Creating world history as the first major Thoroughbred auction to be held on a digital platform, Inglis has been grappling with recent government restrictions imposed on public auctions, and last week announced that its usually glitzy international event has been split into two rounds.
Round one will be a digital auction via its traditional Inglis digital bidding platform. The bidding will open on Sunday, April 5, with the "final countdown" of lots to commence in sequential order from Tuesday, April 7.
Round two will take the form of a live auction at Riverside Stables, Warwick Farm, and is slotted for Sunday, July 5, but will be subject to conditions deemed suitable by Inglis.
The time-honoured sale has a name for producing Group 1 winners and in more recent times these include Golden Slipper winning filly Estijaab; also Funstar, Exceedance, Loving Gaby, Super Seth, The Autumn Sun, Merchant Navy, Trapeze Artist, and Russian Revolution.
While $122 million was generated from its 343 sold lots at its 2019 edition, this year's catalogue has seen numbers decrease from its original 514 lots to about 395, with some vendors withdrawing their horses due to location (interstate and NZ) or by choice.
"We are all in the same boat; we (vendors) just want to sell horses," Arthur Mitchell, Yarraman Park, Scone, said.
Antony Thompson of Widden Stud said, "we are not selling any privately, we are keeping our draft together and supporting Inglis on this journey."
"We will present our whole draft in round one with very fair and low reserves, and if they are not sold, we will probably then break them in and present them at round two at the July sale."
Antony said that they have already had on-farm inspections.
"Now everyone (prospective buyers) realises they are not going to see the horses in Sydney, so they are getting busy and getting around to the farms looking."
Sledmere Stud proprietors Treen and Royston Murphy confirmed the movement of buyers around the Upper Hunter Valley.
"Our number of on-farm inspections have increased, and we might have about 70 people come through by the end (of inspection time); in a normal season we would probably have about 30," Treen said.
Treen admitted that Sledmere had seven different groups inspect its yearlings on one day which was unusual.
"Things are changing every day, but right now we are just trying to sell horses, so while people have the ability to look, we will show."
"The first priority is to sell them in round one, and we won't make any calls until that is completed."
Sledmere also came to the rescue of breeder Chris Watson of Mill Park, Meningie, SA, its 10 horses arriving at the Scone property last week.
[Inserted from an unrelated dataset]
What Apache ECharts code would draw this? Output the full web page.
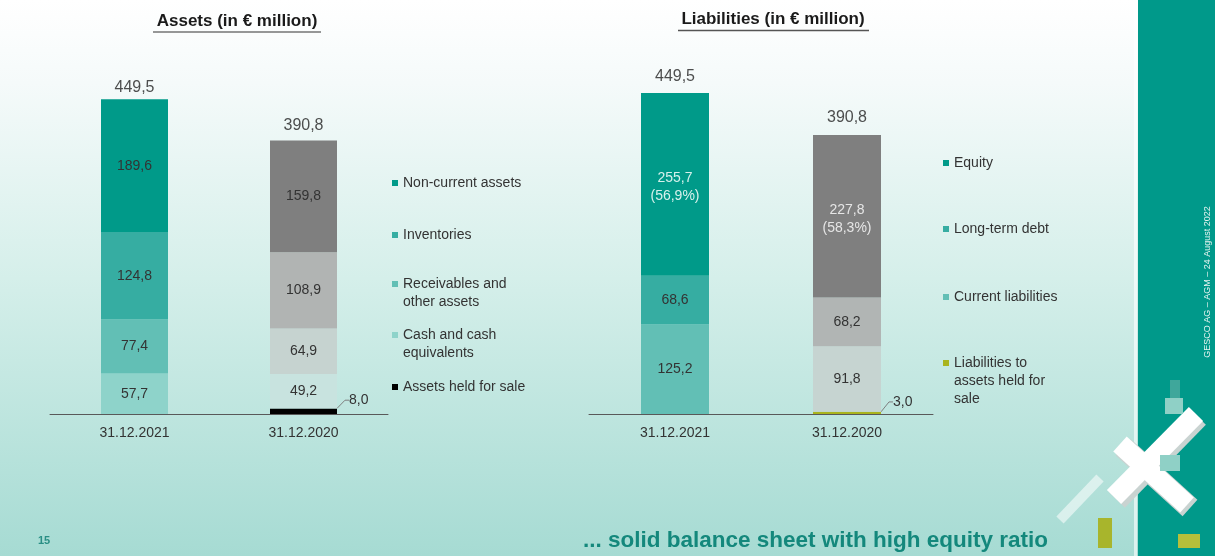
<!DOCTYPE html>
<html>
<head>
<meta charset="utf-8">
<script src="https://cdn.jsdelivr.net/npm/echarts@6/dist/echarts.min.js"></script>
<style>html,body{margin:0;padding:0;}#c{width:1215px;height:556px;}</style>
</head>
<body>
<div id="c"></div>
<script>
// ---- data ----
const categories = ['31.12.2021', '31.12.2020'];
// Assets (in € million)
const nonCurrentAssets = [189.6, 159.8];
const inventories = [124.8, 108.9];
const receivables = [77.4, 64.9];
const cashEquivalents = [57.7, 49.2];
const assetsHeldForSale = [null, 8.0];
const assetTotals = [449.5, 390.8];
// Liabilities (in € million)
const equity = [255.7, 227.8];
const longTermDebt = [68.6, 68.2];
const currentLiabilities = [125.2, 91.8];
const liabHeldForSale = [null, 3.0];
const liabTotals = [449.5, 390.8];

const FONT = "'Liberation Sans', Arial, sans-serif";
const fmt = v => v.toFixed(1).replace('.', ',');

function seg(name, data, colors, gridIdx, labelColor) {
  return {
    name, type: 'bar', stack: 's' + gridIdx, xAxisIndex: gridIdx, yAxisIndex: gridIdx,
    barWidth: gridIdx === 0 ? 67 : 68,
    itemStyle: { color: colors[0] },
    data: data.map((v, i) => v == null ? null : { value: v, itemStyle: { color: colors[i] } }),
    label: { show: true, position: 'inside', fontFamily: FONT, fontSize: 14, color: labelColor || '#333',
      formatter: p => fmt(p.value) },
    emphasis: { disabled: true }
  };
}
function small(name, data, color, gridIdx) {
  return {
    name, type: 'bar', stack: 's' + gridIdx, xAxisIndex: gridIdx, yAxisIndex: gridIdx,
    barWidth: gridIdx === 0 ? 67 : 68,
    itemStyle: { color },
    data,
    label: { show: true, position: 'right', distance: 2, fontFamily: FONT, fontSize: 14, color: '#333',
      formatter: p => fmt(p.value) },
    labelLayout: { dx: 10, dy: -11 },
    labelLine: { show: true, length2: 4, lineStyle: { color: '#7f7f7f', width: 1 } },
    emphasis: { disabled: true }
  };
}
function totals(data, gridIdx, distances) {
  return {
    type: 'scatter', xAxisIndex: gridIdx, yAxisIndex: gridIdx, symbolSize: 1,
    itemStyle: { color: 'rgba(0,0,0,0)' },
    data: data.map((v, i) => ({ value: v, label: { distance: distances[i] } })),
    label: { show: true, position: 'top', distance: 6, fontFamily: FONT, fontSize: 16, color: '#222',
      formatter: p => fmt(p.value) },
    emphasis: { disabled: true }, silent: true
  };
}
function legendItem(name, left, top, lines) {
  // leading blank lines keep the marker level with the first line of text
  const text = '\n'.repeat(lines.length - 1) + lines.join('\n');
  return {
    data: [name], left, top, padding: 0, icon: 'rect', itemWidth: 6, itemHeight: 6, selectedMode: false,
    formatter: () => text,
    textStyle: { fontFamily: FONT, fontSize: 14, color: '#333', lineHeight: 18 }
  };
}

const equityPct = equity.map((v, i) => (v / liabTotals[i] * 100).toFixed(1).replace('.', ',') + '%');

const series = [
  small('Assets held for sale', assetsHeldForSale, '#000000', 0),
  seg('Cash and cash equivalents', cashEquivalents, ['#8ed3ca', '#c8e3df'], 0),
  seg('Receivables and other assets', receivables, ['#62bfb5', '#c6d3d0'], 0),
  seg('Inventories', inventories, ['#36ada2', '#b1b4b3'], 0),
  seg('Non-current assets', nonCurrentAssets, ['#009a89', '#7f7f7f'], 0),
  totals(assetTotals, 0, [3, 6]),
  small('Liabilities to assets held for sale', liabHeldForSale, '#a9b41e', 1),
  seg('Current liabilities', currentLiabilities, ['#62bfb5', '#c6d4d1'], 1),
  seg('Long-term debt', longTermDebt, ['#36ada2', '#b1b5b4'], 1),
  (function () {
    const s = seg('Equity', equity, ['#009a89', '#7f7f7f'], 1, '#dff4f0');
    s.label.lineHeight = 18;
    s.label.offset = [0, 3];
    s.label.formatter = p => fmt(p.value) + '\n(' + equityPct[p.dataIndex] + ')';
    s.data.forEach((d, i) => { d.label = { color: i === 0 ? '#d6f1ec' : '#e6e6e6' }; });
    return s;
  })(),
  totals(liabTotals, 1, [8, 9])
];

const axisX = (gi) => ({
  type: 'category', gridIndex: gi, data: categories,
  axisLine: { lineStyle: { color: '#595959', width: 1 } },
  axisTick: { show: false },
  axisLabel: { fontFamily: FONT, fontSize: 14, color: '#333', margin: 12 }
});
const axisY = (gi) => ({ type: 'value', gridIndex: gi, min: 0, max: 500, show: false, splitLine: { show: false } });

const option = {
  animation: false,
  grid: [
    { left: 50, top: 64, width: 338, height: 350 },
    { left: 589, top: 57, width: 344, height: 357 }
  ],
  xAxis: [axisX(0), axisX(1)],
  yAxis: [axisY(0), axisY(1)],
  legend: [
    legendItem('Non-current assets', 392, 174, ['Non-current assets']),
    legendItem('Inventories', 392, 226, ['Inventories']),
    legendItem('Receivables and other assets', 392, 257, ['Receivables and', 'other assets']),
    legendItem('Cash and cash equivalents', 392, 308, ['Cash and cash', 'equivalents']),
    legendItem('Assets held for sale', 392, 378, ['Assets held for sale']),
    legendItem('Equity', 943, 154, ['Equity']),
    legendItem('Long-term debt', 943, 220, ['Long-term debt']),
    legendItem('Current liabilities', 943, 288, ['Current liabilities']),
    legendItem('Liabilities to assets held for sale', 943, 318, ['Liabilities to', 'assets held for', 'sale'])
  ],
  series,
  graphic: [
    { type: 'rect', z: -10, silent: true, shape: { x: 0, y: 0, width: 1215, height: 556 },
      style: { fill: { type: 'linear', x: 0, y: 0, x2: 0, y2: 1, colorStops: [
        { offset: 0, color: '#ffffff' }, { offset: 0.15, color: '#f5fafa' },
        { offset: 0.5, color: '#d5efea' }, { offset: 1, color: '#a6dbd3' }] } } },
    { type: 'rect', z: -9, silent: true, shape: { x: 1138, y: 0, width: 77, height: 556 }, style: { fill: '#00998a' } },
    { type: 'rect', z: -9, silent: true, shape: { x: 1134, y: 0, width: 3, height: 556 }, style: { fill: 'rgba(255,255,255,0.6)' } },
    // titles
    { type: 'text', x: 237, y: 21, silent: true,
      style: { text: 'Assets (in € million)', font: 'bold 17px ' + FONT, fill: '#1a1a1a', align: 'center', verticalAlign: 'middle' } },
    { type: 'line', silent: true, shape: { x1: 153, y1: 32, x2: 321, y2: 32 }, style: { stroke: '#333', lineWidth: 1.2 } },
    { type: 'text', x: 773, y: 19, silent: true,
      style: { text: 'Liabilities (in € million)', font: 'bold 17px ' + FONT, fill: '#1a1a1a', align: 'center', verticalAlign: 'middle' } },
    { type: 'line', silent: true, shape: { x1: 678, y1: 30.5, x2: 869, y2: 30.5 }, style: { stroke: '#555', lineWidth: 1.5 } },
    // footer
    { type: 'text', x: 583, y: 541, silent: true,
      style: { text: '... solid balance sheet with high equity ratio', font: 'bold 22.5px ' + FONT, fill: '#14887c', align: 'left', verticalAlign: 'middle' } },
    { type: 'text', x: 38, y: 541, silent: true,
      style: { text: '15', font: 'bold 11px ' + FONT, fill: '#2a8f85', align: 'left', verticalAlign: 'middle' } },
    // side text
    { type: 'text', x: 1208, y: 282, rotation: Math.PI / 2, silent: true,
      style: { text: 'GESCO AG – AGM – 24 August 2022', font: '9px ' + FONT, fill: '#e6f5f2', align: 'center', verticalAlign: 'middle' } },
    // logo approximation
    { type: 'line', silent: true, shape: { x1: 1123, y1: 447, x2: 1190, y2: 508 }, style: { stroke: '#c9d3d1', lineWidth: 22 } },
    { type: 'line', silent: true, shape: { x1: 1198, y1: 417, x2: 1117, y2: 500 }, style: { stroke: '#c9d3d1', lineWidth: 22 } },
    { type: 'line', silent: true, shape: { x1: 1120, y1: 444, x2: 1187, y2: 505 }, style: { stroke: '#ffffff', lineWidth: 20 } },
    { type: 'line', silent: true, shape: { x1: 1196, y1: 414, x2: 1114, y2: 497 }, style: { stroke: '#ffffff', lineWidth: 20 } },
    { type: 'rect', silent: true, shape: { x: 1098, y: 518, width: 14, height: 30 }, style: { fill: '#a8b52c' } },
    { type: 'rect', silent: true, shape: { x: 1178, y: 534, width: 22, height: 14 }, style: { fill: '#b7bf3a' } },
    { type: 'line', silent: true, shape: { x1: 1060, y1: 520, x2: 1100, y2: 478 }, style: { stroke: 'rgba(255,255,255,0.55)', lineWidth: 10 } },
    { type: 'rect', silent: true, shape: { x: 1170, y: 380, width: 10, height: 22 }, style: { fill: '#3fa79b' } },
    { type: 'rect', silent: true, shape: { x: 1165, y: 398, width: 18, height: 16 }, style: { fill: '#8fd0c6' } },
    { type: 'rect', silent: true, shape: { x: 1160, y: 455, width: 20, height: 16 }, style: { fill: '#8fd0c6' } }
  ]
};
const chart = echarts.init(document.getElementById('c'), null, { renderer: 'canvas' });
chart.setOption(option);
</script>
</body>
</html>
It could be that non-Hunter Valley studs may be at a disadvantage if some prospective buyers are not prepared to travel elsewhere to inspect their youngsters. This could include regular sellers Newhaven Park, Boorowa, with 19 yearlings, and Corumbene Stud, Dunedoo, 12 yearlings, both vendors to offer their drafts online via round one. However, Inglis is endeavouring to organise some on-farm inspections.
"It's very hard as you have the yearlings ready now, so we don't know what we are going to do for the next three months (before the round two sale)," Corumbene Stud manager Toby Frazer said.
"You can't keep them (yearlings) in for the next three months if they don't sell in round one. I've also got other yearlings here that are off to the Magic Millions (June National Sale), so I just don't know how we will work it."
The major Easter vendor omission is Arrowfield Stud, the Scone located property being among the leading breeders and sellers at Inglis over numerous years.
Arrowfield's principal, John Messara, has his own ideas about withdrawing the sale's largest catalogued draft of 63 horses, preferring to sell their horses privately.
While Mr Messara stressed the withdrawal was no fault of Inglis, he said that it was a risk stud connections were not prepared to take.